7 Discussion and conclusion

In this paper, I began by making a distinction between a theoretical and a heuristic function of duality and of theoretical equivalence. Then, using the Schema from De Haro (2016, 2018b) and De Haro and Butterfield (2017), I described these functions in detail, as follows. The aim of the theoretical function is to discover, or to (re-)construct, theoretically equivalent or dual models (theories). Thus the result achieved using that function is a set of models, of which a number are theoretically equivalent (dual), together with the common core theory—a theory of which those models are exact representations. The theoretical function can be stated in precise mathematical terms, and in some cases there are even reconstruction theorems that allow one to reconstruct a theory from its set of models. The question here is not primarily about new physics: for a theory thus constructed describes, at least in principle, the same systems as do the models from which it was obtained. Nevertheless, a common core theory is formally more perspicuous, and can also have other advantages over the models from which it was constructed: for example, it admits new interpretations, or it admits new models.

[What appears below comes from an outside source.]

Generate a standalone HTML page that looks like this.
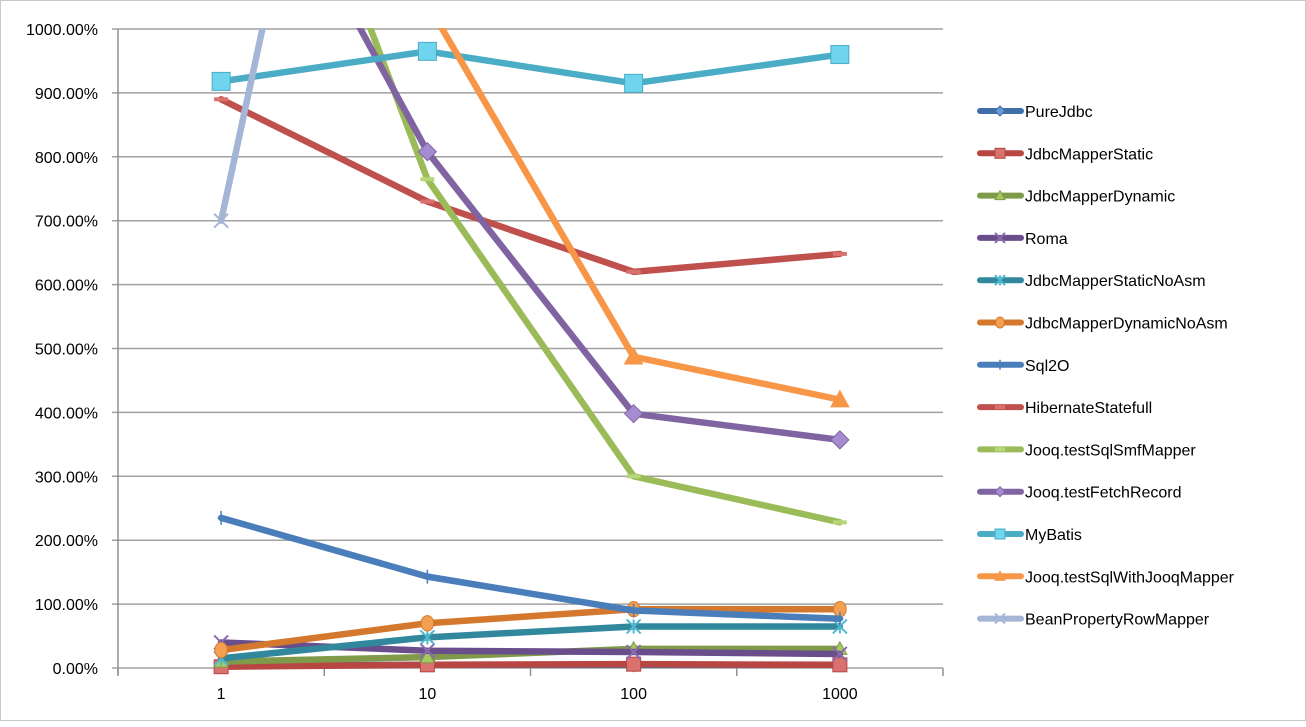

The heuristic function aims to discover a successor theory, in the innocuous sense of ‘a theory whose content goes beyond the content of the original models, and of which the dual models are only approximate instantiations’. The relation between this successor theory and its dual models, and the status of duality (or theoretical equivalence), within the successor theory, cannot in general be established beforehand. For it depends on the details of the successor theory which one ends up finding, and on how much it differs from the original dual models. The successor theory is, however, constrained by the requirement that the originally given dual models must be approximate representations of it, so that the duality is recovered as a special case of, or as an approximation to, the successor theory—and often, it is constrained by additional requirements. Dualities of course often come with indications of the range of parameters for which the successor theory should differ significantly from the given dual models (e.g. ‘at strong coupling’, for a specific coupling in the theory), and the regime in which it should reproduce the dual models (e.g. ‘at weak coupling’) or something close to them.

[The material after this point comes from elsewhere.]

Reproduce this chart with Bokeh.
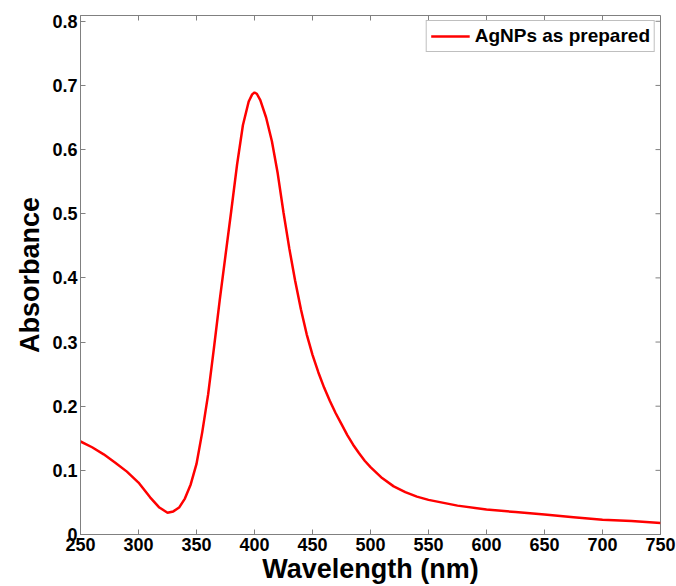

Dual models often come with specific structure. The theoretical function aims at excising this specific structure, i.e. finding a theory T that contains only the common core of the dual models. On the other hand, the explicit examples we have reviewed in Sect. 5 suggest that the heuristic function makes use of the specific structure, and reinterprets it as physical structure in the successor theory, \(T_{{\mathrm{S}}}\). Therefore, the two functions interpret the models differently.

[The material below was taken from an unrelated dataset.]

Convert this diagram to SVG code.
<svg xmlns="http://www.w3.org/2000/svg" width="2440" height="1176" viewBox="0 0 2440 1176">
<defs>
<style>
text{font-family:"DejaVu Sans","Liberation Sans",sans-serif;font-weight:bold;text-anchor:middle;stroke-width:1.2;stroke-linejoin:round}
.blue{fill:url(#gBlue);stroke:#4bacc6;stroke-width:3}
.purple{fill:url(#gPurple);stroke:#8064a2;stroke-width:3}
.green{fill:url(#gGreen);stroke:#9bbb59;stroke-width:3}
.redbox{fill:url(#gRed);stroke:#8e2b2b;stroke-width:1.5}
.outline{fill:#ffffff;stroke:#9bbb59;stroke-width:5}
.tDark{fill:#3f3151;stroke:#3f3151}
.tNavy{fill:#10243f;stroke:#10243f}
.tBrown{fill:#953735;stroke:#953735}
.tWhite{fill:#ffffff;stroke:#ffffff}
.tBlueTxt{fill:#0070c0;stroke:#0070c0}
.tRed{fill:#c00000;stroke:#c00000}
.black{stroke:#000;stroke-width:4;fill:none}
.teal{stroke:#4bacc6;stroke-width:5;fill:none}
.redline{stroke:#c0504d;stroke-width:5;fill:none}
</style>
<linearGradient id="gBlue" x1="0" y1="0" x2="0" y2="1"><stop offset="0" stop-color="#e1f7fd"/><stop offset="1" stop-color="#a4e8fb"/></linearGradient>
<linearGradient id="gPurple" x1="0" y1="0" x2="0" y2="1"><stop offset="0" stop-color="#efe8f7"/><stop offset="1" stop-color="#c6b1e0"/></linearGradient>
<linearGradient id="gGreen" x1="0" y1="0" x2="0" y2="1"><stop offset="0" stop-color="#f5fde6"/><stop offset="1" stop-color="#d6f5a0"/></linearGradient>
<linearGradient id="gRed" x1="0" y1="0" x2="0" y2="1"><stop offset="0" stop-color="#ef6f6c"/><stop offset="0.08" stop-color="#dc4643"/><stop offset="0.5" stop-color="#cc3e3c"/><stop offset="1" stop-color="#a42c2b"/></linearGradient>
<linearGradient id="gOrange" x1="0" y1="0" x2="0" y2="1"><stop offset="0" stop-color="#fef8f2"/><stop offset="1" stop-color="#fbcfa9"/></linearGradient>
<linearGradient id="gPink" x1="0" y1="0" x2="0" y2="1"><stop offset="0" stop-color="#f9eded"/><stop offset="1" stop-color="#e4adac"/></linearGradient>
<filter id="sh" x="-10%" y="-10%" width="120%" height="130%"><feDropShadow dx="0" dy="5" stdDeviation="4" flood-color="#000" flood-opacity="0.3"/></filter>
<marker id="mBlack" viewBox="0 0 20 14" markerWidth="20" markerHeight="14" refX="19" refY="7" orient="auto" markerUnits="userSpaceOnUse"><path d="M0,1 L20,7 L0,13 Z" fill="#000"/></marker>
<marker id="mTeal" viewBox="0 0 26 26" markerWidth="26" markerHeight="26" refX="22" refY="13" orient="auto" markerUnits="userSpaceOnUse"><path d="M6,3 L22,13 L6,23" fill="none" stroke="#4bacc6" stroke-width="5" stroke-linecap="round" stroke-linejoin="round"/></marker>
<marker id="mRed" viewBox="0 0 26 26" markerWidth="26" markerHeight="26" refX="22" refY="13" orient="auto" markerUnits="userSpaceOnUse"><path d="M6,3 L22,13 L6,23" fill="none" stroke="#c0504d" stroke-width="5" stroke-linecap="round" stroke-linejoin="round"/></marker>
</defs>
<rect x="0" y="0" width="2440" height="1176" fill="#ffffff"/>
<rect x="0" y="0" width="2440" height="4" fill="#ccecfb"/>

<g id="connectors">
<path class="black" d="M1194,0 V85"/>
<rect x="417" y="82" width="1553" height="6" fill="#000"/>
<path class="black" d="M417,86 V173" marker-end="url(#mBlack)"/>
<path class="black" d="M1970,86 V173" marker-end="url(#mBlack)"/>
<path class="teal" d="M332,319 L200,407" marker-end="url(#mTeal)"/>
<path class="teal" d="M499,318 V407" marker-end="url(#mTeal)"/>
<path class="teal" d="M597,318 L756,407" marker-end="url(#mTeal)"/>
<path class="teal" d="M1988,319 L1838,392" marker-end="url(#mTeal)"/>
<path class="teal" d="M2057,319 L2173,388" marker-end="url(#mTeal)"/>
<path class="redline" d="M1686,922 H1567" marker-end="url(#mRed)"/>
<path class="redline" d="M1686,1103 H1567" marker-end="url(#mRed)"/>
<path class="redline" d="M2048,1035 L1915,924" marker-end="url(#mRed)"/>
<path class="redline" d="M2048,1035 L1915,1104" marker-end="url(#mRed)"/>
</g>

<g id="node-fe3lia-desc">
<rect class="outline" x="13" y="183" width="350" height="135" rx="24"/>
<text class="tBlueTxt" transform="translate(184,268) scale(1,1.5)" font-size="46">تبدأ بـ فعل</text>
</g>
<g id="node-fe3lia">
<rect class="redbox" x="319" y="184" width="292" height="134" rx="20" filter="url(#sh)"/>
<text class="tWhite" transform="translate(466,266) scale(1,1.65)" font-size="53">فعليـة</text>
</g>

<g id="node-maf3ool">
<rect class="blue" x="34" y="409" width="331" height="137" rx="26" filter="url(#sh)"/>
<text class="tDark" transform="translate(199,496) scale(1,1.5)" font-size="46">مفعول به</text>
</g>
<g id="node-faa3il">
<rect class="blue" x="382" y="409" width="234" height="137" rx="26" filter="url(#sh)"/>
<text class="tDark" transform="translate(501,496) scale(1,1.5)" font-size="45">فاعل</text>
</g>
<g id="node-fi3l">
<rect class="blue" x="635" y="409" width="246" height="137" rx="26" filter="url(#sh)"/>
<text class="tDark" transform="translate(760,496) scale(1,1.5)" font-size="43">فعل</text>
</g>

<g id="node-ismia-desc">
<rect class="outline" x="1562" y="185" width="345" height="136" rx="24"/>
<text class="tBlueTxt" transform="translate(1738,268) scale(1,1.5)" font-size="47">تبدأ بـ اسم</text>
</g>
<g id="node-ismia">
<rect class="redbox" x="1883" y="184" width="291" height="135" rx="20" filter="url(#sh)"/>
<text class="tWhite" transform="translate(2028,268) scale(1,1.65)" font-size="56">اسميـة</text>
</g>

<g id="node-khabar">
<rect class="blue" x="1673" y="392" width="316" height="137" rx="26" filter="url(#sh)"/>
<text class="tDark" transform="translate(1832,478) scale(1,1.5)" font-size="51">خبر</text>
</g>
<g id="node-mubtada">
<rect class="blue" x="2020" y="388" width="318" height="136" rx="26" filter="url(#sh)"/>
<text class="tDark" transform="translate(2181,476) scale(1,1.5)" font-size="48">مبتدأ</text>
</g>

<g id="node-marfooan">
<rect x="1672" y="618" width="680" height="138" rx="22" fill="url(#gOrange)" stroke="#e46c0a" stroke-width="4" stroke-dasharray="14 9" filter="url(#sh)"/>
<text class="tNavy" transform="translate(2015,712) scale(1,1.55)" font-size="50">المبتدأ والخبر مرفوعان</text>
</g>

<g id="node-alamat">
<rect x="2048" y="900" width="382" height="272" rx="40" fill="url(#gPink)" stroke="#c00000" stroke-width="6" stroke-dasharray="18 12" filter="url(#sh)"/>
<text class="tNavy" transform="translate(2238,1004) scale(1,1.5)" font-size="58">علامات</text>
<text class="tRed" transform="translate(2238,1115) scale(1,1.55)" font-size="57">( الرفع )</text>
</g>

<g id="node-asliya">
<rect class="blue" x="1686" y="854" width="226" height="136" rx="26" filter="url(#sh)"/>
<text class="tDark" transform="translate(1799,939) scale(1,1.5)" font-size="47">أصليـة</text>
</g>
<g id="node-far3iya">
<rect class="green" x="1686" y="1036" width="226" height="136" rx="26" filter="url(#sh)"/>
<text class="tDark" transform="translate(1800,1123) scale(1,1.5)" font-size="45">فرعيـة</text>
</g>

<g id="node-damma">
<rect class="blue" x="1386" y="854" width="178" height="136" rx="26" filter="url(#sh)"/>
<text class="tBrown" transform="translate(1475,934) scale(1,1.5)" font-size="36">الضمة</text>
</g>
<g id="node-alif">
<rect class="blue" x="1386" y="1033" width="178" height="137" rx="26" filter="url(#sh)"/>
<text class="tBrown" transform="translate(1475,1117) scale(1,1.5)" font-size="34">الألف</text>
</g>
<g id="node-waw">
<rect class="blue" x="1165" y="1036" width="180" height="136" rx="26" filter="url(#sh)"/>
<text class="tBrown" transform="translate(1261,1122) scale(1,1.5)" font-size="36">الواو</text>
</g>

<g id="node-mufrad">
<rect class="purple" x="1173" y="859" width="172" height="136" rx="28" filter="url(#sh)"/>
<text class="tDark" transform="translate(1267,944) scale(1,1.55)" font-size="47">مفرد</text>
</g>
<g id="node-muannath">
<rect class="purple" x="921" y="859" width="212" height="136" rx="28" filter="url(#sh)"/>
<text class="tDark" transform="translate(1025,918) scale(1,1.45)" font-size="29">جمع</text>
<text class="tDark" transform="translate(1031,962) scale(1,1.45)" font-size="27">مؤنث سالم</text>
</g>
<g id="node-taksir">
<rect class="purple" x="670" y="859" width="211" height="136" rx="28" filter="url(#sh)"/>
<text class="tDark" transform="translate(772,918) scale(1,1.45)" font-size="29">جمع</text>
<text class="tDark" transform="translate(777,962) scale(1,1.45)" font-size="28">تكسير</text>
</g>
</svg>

Thus the set of models, \(\{M_i\}_{i\in I}\), and the successor theory, \(T_{{\mathrm{S}}}\), are related by a set of dualities and approximation schemes. Duality and approximation usually relate both the models’ and the theory’s formalisms (including: the number and nature of the physical degrees of freedom, the dynamics, and the rules for calculating physical quantities) and their interpretation (the model’s or theory’s reference to worldly items). And so, these are relations between interpreted theories.

The schema for duality from De Haro (2016) and De Haro and Butterfield (2017) also illustrates how the two functions of duality can be compatible. We distinguish two theories, T from \(T_{{\mathrm{S}}}\), which stand in different relationships to both duality and to the models. The theoretical function aims to construct a theory, T, of which the dual models are exact representations. The heuristic function aims to construct the successor theory, \(T_{{\mathrm{S}}}\): where the models are not instantiations, or representations, of the latter theory, but rather approximations to it. In particular, if both the reconstructed theory T and the successor theory \(T_{{\mathrm{S}}}\) exist, then one expects that T can be obtained from \(T_{{\mathrm{S}}}\) by making the appropriate approximations. Thus, T instantiates duality, while \(T_{{\mathrm{S}}}\) does not instantiate duality: only approximately, through the approximation of its models.